To do -> Draw out every line with the word "this" from the listing below.

Material provided ->
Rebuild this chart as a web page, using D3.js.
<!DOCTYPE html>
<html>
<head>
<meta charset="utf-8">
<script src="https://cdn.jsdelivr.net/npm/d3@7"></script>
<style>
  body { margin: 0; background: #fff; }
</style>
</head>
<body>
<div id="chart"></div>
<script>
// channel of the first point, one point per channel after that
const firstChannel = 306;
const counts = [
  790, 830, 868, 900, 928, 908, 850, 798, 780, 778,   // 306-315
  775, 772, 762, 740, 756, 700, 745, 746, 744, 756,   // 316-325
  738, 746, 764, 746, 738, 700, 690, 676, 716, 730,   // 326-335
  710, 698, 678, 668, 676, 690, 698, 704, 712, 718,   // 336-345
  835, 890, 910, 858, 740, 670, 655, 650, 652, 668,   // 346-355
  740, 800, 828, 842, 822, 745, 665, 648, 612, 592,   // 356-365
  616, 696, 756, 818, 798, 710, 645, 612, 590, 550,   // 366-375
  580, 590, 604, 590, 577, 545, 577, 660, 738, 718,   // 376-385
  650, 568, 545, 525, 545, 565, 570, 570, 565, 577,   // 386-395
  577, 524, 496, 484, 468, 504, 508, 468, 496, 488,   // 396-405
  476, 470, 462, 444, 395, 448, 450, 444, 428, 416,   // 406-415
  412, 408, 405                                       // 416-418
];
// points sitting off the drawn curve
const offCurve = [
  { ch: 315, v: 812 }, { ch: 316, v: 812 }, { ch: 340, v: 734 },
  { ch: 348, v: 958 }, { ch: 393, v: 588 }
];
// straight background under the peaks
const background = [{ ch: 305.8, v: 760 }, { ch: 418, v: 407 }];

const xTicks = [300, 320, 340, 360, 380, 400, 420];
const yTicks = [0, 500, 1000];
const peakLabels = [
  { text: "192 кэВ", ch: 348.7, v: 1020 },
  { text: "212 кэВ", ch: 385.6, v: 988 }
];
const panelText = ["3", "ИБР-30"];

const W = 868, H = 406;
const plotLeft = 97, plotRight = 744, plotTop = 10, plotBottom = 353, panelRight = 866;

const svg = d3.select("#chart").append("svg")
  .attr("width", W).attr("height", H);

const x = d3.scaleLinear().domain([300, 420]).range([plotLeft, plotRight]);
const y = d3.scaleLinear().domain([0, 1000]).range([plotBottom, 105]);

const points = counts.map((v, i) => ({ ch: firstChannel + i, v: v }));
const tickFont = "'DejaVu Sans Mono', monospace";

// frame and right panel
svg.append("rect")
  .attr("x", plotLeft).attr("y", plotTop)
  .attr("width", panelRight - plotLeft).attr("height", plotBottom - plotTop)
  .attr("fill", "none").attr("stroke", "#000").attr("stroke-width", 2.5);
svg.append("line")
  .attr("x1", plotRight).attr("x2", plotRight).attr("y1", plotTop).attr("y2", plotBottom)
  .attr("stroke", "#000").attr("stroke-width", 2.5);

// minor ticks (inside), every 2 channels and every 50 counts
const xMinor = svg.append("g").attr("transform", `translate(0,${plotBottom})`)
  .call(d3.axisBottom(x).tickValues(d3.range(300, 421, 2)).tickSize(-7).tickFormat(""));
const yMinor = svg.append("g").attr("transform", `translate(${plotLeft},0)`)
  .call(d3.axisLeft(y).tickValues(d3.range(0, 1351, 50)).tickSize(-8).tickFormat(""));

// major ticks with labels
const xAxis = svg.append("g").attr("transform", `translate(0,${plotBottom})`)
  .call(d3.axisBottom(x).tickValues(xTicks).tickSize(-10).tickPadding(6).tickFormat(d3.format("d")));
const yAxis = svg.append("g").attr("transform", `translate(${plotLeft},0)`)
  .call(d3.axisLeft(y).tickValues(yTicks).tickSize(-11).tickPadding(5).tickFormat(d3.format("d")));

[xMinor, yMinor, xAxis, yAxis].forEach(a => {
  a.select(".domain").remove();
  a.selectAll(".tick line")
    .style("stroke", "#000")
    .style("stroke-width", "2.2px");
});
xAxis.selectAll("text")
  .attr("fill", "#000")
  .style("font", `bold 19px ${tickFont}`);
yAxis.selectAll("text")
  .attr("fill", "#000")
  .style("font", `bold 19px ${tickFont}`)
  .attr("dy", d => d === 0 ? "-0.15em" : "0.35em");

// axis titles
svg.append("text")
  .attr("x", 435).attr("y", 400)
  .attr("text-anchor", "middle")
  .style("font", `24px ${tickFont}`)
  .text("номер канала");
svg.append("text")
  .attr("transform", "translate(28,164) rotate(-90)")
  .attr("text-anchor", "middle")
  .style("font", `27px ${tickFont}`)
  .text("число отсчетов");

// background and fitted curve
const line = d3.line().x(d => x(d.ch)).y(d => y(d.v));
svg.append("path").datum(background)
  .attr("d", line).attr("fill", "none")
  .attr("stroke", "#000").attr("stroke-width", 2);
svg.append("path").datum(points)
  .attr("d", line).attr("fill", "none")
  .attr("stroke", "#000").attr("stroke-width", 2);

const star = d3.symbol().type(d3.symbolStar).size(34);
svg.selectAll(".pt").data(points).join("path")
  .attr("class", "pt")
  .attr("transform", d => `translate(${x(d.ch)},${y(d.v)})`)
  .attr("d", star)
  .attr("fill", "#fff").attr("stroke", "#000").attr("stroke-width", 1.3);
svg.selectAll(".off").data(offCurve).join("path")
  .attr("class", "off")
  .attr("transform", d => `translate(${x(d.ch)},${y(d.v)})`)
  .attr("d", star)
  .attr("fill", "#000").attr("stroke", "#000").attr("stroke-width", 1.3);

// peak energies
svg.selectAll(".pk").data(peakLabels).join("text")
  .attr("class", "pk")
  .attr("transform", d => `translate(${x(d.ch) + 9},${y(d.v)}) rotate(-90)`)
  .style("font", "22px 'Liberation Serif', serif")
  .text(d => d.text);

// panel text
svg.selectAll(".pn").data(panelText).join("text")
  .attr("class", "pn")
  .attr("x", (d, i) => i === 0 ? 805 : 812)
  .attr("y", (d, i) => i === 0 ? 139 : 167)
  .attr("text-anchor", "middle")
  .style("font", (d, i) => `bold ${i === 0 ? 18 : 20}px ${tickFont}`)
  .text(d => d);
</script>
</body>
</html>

--

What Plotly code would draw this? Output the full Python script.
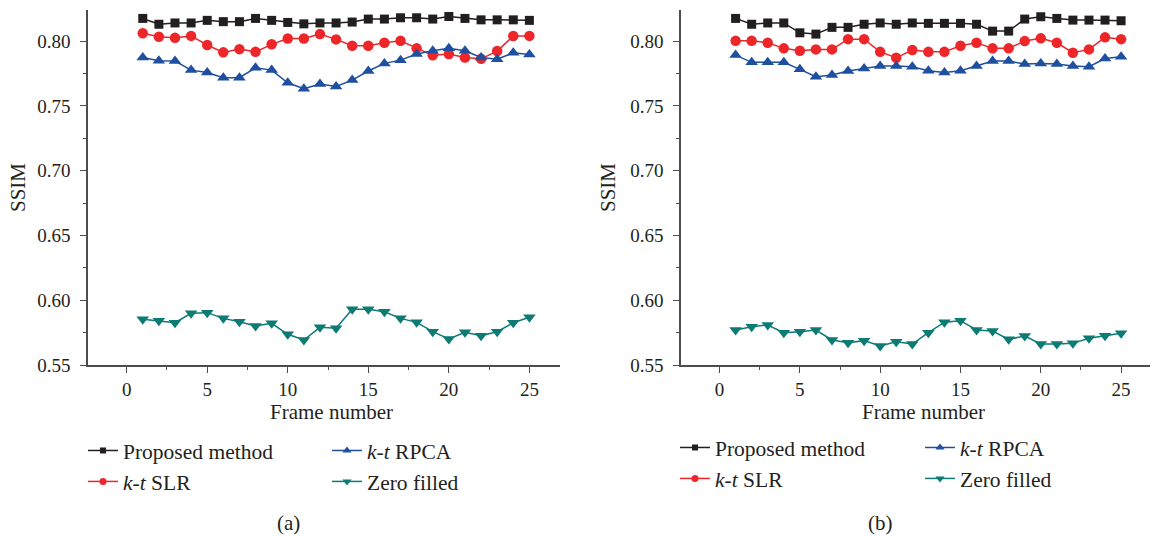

Expected answer ->
Rebuild this chart as a web page, using D3.js.
What Plotly code would draw this? Output the full Python script.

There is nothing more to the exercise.